*** Supplied material
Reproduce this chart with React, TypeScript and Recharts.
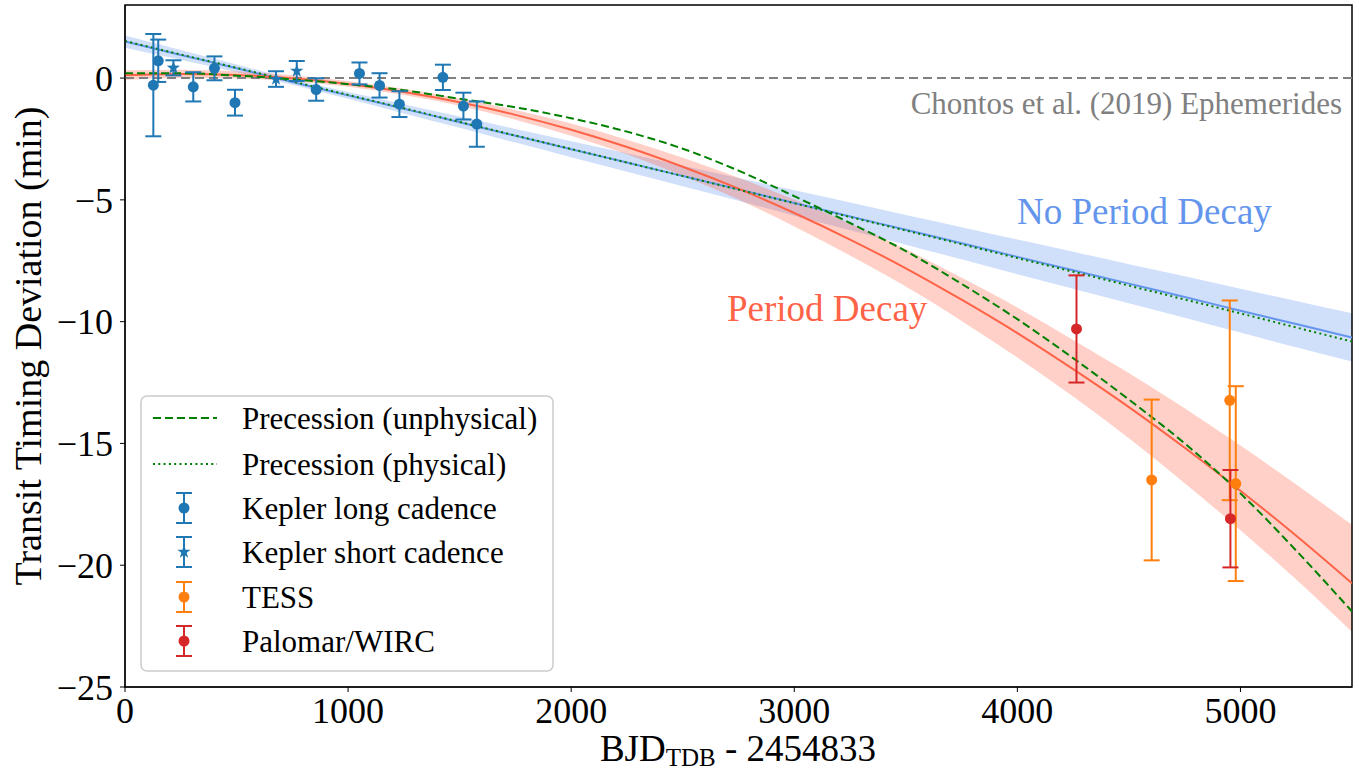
import React from 'react'
import {
  ComposedChart,
  Line,
  Area,
  Scatter,
  ErrorBar,
  XAxis,
  YAxis,
  ReferenceLine,
  ReferenceArea,
  Legend,
  Customized,
} from 'recharts'

// model curves, sampled every 250 days
const modelDays = [
  0, 250, 500, 750, 1000, 1250, 1500, 1750, 2000, 2250, 2500, 2750, 3000, 3250,
  3500, 3750, 4000, 4250, 4500, 4750, 5000, 5250, 5500,
]
const noDecay = [
  1.5, 0.95, 0.4, -0.16, -0.71, -1.26, -1.81, -2.37, -2.92, -3.47, -4.02, -4.57,
  -5.13, -5.68, -6.23, -6.78, -7.34, -7.89, -8.44, -8.99, -9.55, -10.1, -10.65,
]
const noDecayHigh = [
  1.75, 1.15, 0.56, -0.05, -0.57, -1.07, -1.58, -2.09, -2.59, -3.09, -3.6, -4.1,
  -4.61, -5.11, -5.62, -6.12, -6.63, -7.13, -7.64, -8.14, -8.65, -9.15, -9.66,
]
const noDecayLow = [
  1.25, 0.75, 0.24, -0.27, -0.85, -1.45, -2.04, -2.65, -3.25, -3.85, -4.44,
  -5.04, -5.65, -6.25, -6.84, -7.44, -8.05, -8.65, -9.24, -9.84, -10.45, -11.05,
  -11.64,
]
const decay = [
  0.12, 0.17, 0.13, -0.01, -0.24, -0.57, -0.99, -1.51, -2.12, -2.83, -3.64,
  -4.54, -5.54, -6.63, -7.81, -9.1, -10.47, -11.95, -13.51, -15.18, -16.94,
  -18.79, -20.74,
]
const decayHigh = [
  0.32, 0.34, 0.28, 0.12, -0.12, -0.44, -0.84, -1.31, -1.87, -2.53, -3.27,
  -4.09, -4.99, -5.97, -7.03, -8.2, -9.42, -10.75, -12.11, -13.56, -15.09,
  -16.69, -18.34,
]
const decayLow = [
  -0.08, 0.0, -0.02, -0.14, -0.36, -0.7, -1.14, -1.71, -2.37, -3.13, -4.01,
  -4.99, -6.09, -7.28, -8.56, -9.97, -11.47, -13.07, -14.79, -16.63, -18.56,
  -20.59, -22.74,
]
const precUnphysical = [
  0.2, 0.2, 0.1, -0.05, -0.25, -0.5, -0.85, -1.2, -1.65, -2.2, -2.9, -3.8,
  -4.85, -5.95, -7.1, -8.45, -9.9, -11.5, -13.2, -15.0, -17.05, -19.4, -21.9,
]
const precPhysical = [
  1.52, 0.97, 0.42, -0.14, -0.69, -1.24, -1.8, -2.36, -2.91, -3.47, -4.02,
  -4.58, -5.14, -5.7, -6.26, -6.82, -7.39, -7.95, -8.52, -9.09, -9.66, -10.24,
  -10.82,
]

// observed transits
const longCadenceDays = [127, 149, 306, 401, 493, 857, 1051, 1141, 1230, 1425, 1517, 1577]
const longCadenceTtv = [-0.29, 0.71, -0.36, 0.4, -1.01, -0.47, 0.19, -0.3, -1.07, 0.03, -1.15, -1.89]
const longCadenceErr = [2.1, 0.87, 0.6, 0.49, 0.53, 0.46, 0.45, 0.5, 0.53, 0.52, 0.55, 0.93]

const shortCadenceDays = [217, 677, 770]
const shortCadenceTtv = [0.42, -0.04, 0.29]
const shortCadenceErr = [0.31, 0.32, 0.41]

const tessDays = [4602, 4952, 4979]
const tessTtv = [-16.5, -13.23, -16.65]
const tessErr = [3.3, 4.1, 4.0]

const wircDays = [4265, 4955]
const wircTtv = [-10.3, -18.09]
const wircErr = [2.2, 2.0]

const xTicks = [0, 1000, 2000, 3000, 4000, 5000]
const yTicks = [-25, -20, -15, -10, -5, 0]

const legendLabels = [
  'Precession (unphysical)',
  'Precession (physical)',
  'Kepler long cadence',
  'Kepler short cadence',
  'TESS',
  'Palomar/WIRC',
]

const modelData = modelDays.map((x, i) => ({
  x,
  noDecay: noDecay[i],
  noDecayBand: [noDecayLow[i], noDecayHigh[i]],
  decay: decay[i],
  decayBand: [decayLow[i], decayHigh[i]],
  precUnphysical: precUnphysical[i],
  precPhysical: precPhysical[i],
}))

const points = (xs: number[], ys: number[], errs: number[]) =>
  xs.map((x, i) => ({ x, y: ys[i], err: errs[i] }))

const longCadence = points(longCadenceDays, longCadenceTtv, longCadenceErr)
const shortCadence = points(shortCadenceDays, shortCadenceTtv, shortCadenceErr)
const tess = points(tessDays, tessTtv, tessErr)
const wirc = points(wircDays, wircTtv, wircErr)

const FONT = '"Liberation Serif", "Times New Roman", serif'
const TAB_BLUE = '#1f77b4'
const TAB_ORANGE = '#ff7f0e'
const TAB_RED = '#d62728'
const DASH = '8 4'
const DOTS = '2 3.3'

const starPath = (cx: number, cy: number, r: number) => {
  const pts: string[] = []
  for (let k = 0; k < 10; k++) {
    const rad = k % 2 === 0 ? r : r * 0.4
    const a = -Math.PI / 2 + (k * Math.PI) / 5
    pts.push(`${cx + rad * Math.cos(a)},${cy + rad * Math.sin(a)}`)
  }
  return pts.join(' ')
}

const dot = (color: string) => (props: any) =>
  <circle cx={props.cx} cy={props.cy} r={5.5} fill={color} />

const star = (props: any) =>
  <polygon points={starPath(props.cx, props.cy, 7)} fill={TAB_BLUE} />

const fmtMinus = (v: number) => (v < 0 ? `\u2212${Math.abs(v)}` : `${v}`)

function ErrHandle({ cx, cy, color, marker }: { cx: number; cy: number; color: string; marker: 'dot' | 'star' }) {
  return (
    <g>
      <line x1={cx} y1={cy - 15} x2={cx} y2={cy + 15} stroke={color} strokeWidth={2} />
      <line x1={cx - 8} y1={cy - 15} x2={cx + 8} y2={cy - 15} stroke={color} strokeWidth={2} />
      <line x1={cx - 8} y1={cy + 15} x2={cx + 8} y2={cy + 15} stroke={color} strokeWidth={2} />
      {marker === 'dot'
        ? <circle cx={cx} cy={cy} r={5.5} fill={color} />
        : <polygon points={starPath(cx, cy, 7)} fill={color} />}
    </g>
  )
}

function LegendBox() {
  const rowY = [23, 69, 113, 157, 202, 246]
  return (
    <svg width={416} height={280} style={{ display: 'block', fontFamily: FONT }}>
      <rect x={1} y={1} width={412} height={275} rx={6} fill="#fff" fillOpacity={0.8} stroke="#cccccc" strokeWidth={1.5} />
      <line x1={13} y1={rowY[0]} x2={77} y2={rowY[0]} stroke="green" strokeWidth={2} strokeDasharray={DASH} />
      <line x1={13} y1={rowY[1]} x2={77} y2={rowY[1]} stroke="green" strokeWidth={2} strokeDasharray={DOTS} />
      <ErrHandle cx={44} cy={rowY[2]} color={TAB_BLUE} marker="dot" />
      <ErrHandle cx={44} cy={rowY[3]} color={TAB_BLUE} marker="star" />
      <ErrHandle cx={44} cy={rowY[4]} color={TAB_ORANGE} marker="dot" />
      <ErrHandle cx={44} cy={rowY[5]} color={TAB_RED} marker="dot" />
      {legendLabels.map((t, i) => (
        <text key={t} x={102} y={rowY[i] + 11} fontSize={31} fill="#000">{t}</text>
      ))}
    </svg>
  )
}

const Annotations = () => (
  <g style={{ fontFamily: FONT }}>
    <text x={1342} y={114} textAnchor="end" fontSize={31} fill="#808080">
      Chontos et al. (2019) Ephemerides
    </text>
    <text x={1017} y={224} fontSize={37} fill="#6495ED">No Period Decay</text>
    <text x={727} y={321} fontSize={37} fill="#FF6347">Period Decay</text>
  </g>
)

export default function App() {
  return (
    <div style={{ position: 'absolute', left: 0, top: 0, fontFamily: FONT, background: '#fff' }}>
      <ComposedChart
        width={1359}
        height={770}
        data={modelData}
        margin={{ top: 5, right: 7, bottom: 0, left: 0 }}
        style={{ fontFamily: FONT }}
      >
        <XAxis
          dataKey="x"
          type="number"
          domain={[0, 5500]}
          ticks={xTicks}
          allowDataOverflow
          height={83}
          stroke="#000"
          tickSize={5}
          tickMargin={5}
          tick={{ fill: '#000', fontSize: 36 }}
          label={{
            content: () => (
              <text x={738} y={761} textAnchor="middle" fontSize={37} fill="#000">
                <tspan>BJD</tspan>
                <tspan fontSize={25} dy={5}>TDB</tspan>
                <tspan dy={-5}> - 2454833</tspan>
              </text>
            ),
          }}
        />
        <YAxis
          type="number"
          domain={[-25, 3]}
          ticks={yTicks}
          allowDataOverflow
          width={125}
          stroke="#000"
          tickSize={5}
          tickMargin={7}
          tickFormatter={fmtMinus}
          tick={{ fill: '#000', fontSize: 36 }}
          label={{
            content: () => (
              <text x={41} y={346} transform="rotate(-90 41 346)" textAnchor="middle" fontSize={38} fill="#000">
                Transit Timing Deviation (min)
              </text>
            ),
          }}
        />
        <Area dataKey="noDecayBand" type="monotone" stroke="none" fill="#6495ED" fillOpacity={0.3} isAnimationActive={false} />
        <Area dataKey="decayBand" type="monotone" stroke="none" fill="#FF6347" fillOpacity={0.3} isAnimationActive={false} />
        <ReferenceLine y={0} stroke="#808080" strokeWidth={2} strokeDasharray="9 5" />
        <Line dataKey="noDecay" type="monotone" stroke="#6495ED" strokeWidth={2} dot={false} activeDot={false} isAnimationActive={false} />
        <Line dataKey="decay" type="monotone" stroke="#FF6347" strokeWidth={2} dot={false} activeDot={false} isAnimationActive={false} />
        <Line dataKey="precUnphysical" type="monotone" stroke="green" strokeWidth={2} strokeDasharray={DASH} dot={false} activeDot={false} isAnimationActive={false} />
        <Line dataKey="precPhysical" type="monotone" stroke="green" strokeWidth={2} strokeDasharray={DOTS} dot={false} activeDot={false} isAnimationActive={false} />
        <Scatter data={longCadence} dataKey="y" shape={dot(TAB_BLUE)} isAnimationActive={false}>
          <ErrorBar dataKey="err" direction="y" width={8} stroke={TAB_BLUE} strokeWidth={2} />
        </Scatter>
        <Scatter data={shortCadence} dataKey="y" shape={star} isAnimationActive={false}>
          <ErrorBar dataKey="err" direction="y" width={8} stroke={TAB_BLUE} strokeWidth={2} />
        </Scatter>
        <Scatter data={tess} dataKey="y" shape={dot(TAB_ORANGE)} isAnimationActive={false}>
          <ErrorBar dataKey="err" direction="y" width={8} stroke={TAB_ORANGE} strokeWidth={2} />
        </Scatter>
        <Scatter data={wirc} dataKey="y" shape={dot(TAB_RED)} isAnimationActive={false}>
          <ErrorBar dataKey="err" direction="y" width={8} stroke={TAB_RED} strokeWidth={2} />
        </Scatter>
        <ReferenceArea x1={0} x2={5500} y1={-25} y2={3} fill="none" stroke="#000" strokeWidth={1.5} />
        <Customized component={Annotations} />
        <Legend
          content={() => <LegendBox />}
          layout="vertical"
          align="center"
          verticalAlign="middle"
          wrapperStyle={{ left: 140, top: 395, width: 416, height: 280 }}
        />
      </ComposedChart>
    </div>
  )
}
******
- Requirements
Search the lines for the string "React" and copy every line that has it.

- Result of the exercise
Reproduce this chart with React, TypeScript and Recharts.
import React from 'react'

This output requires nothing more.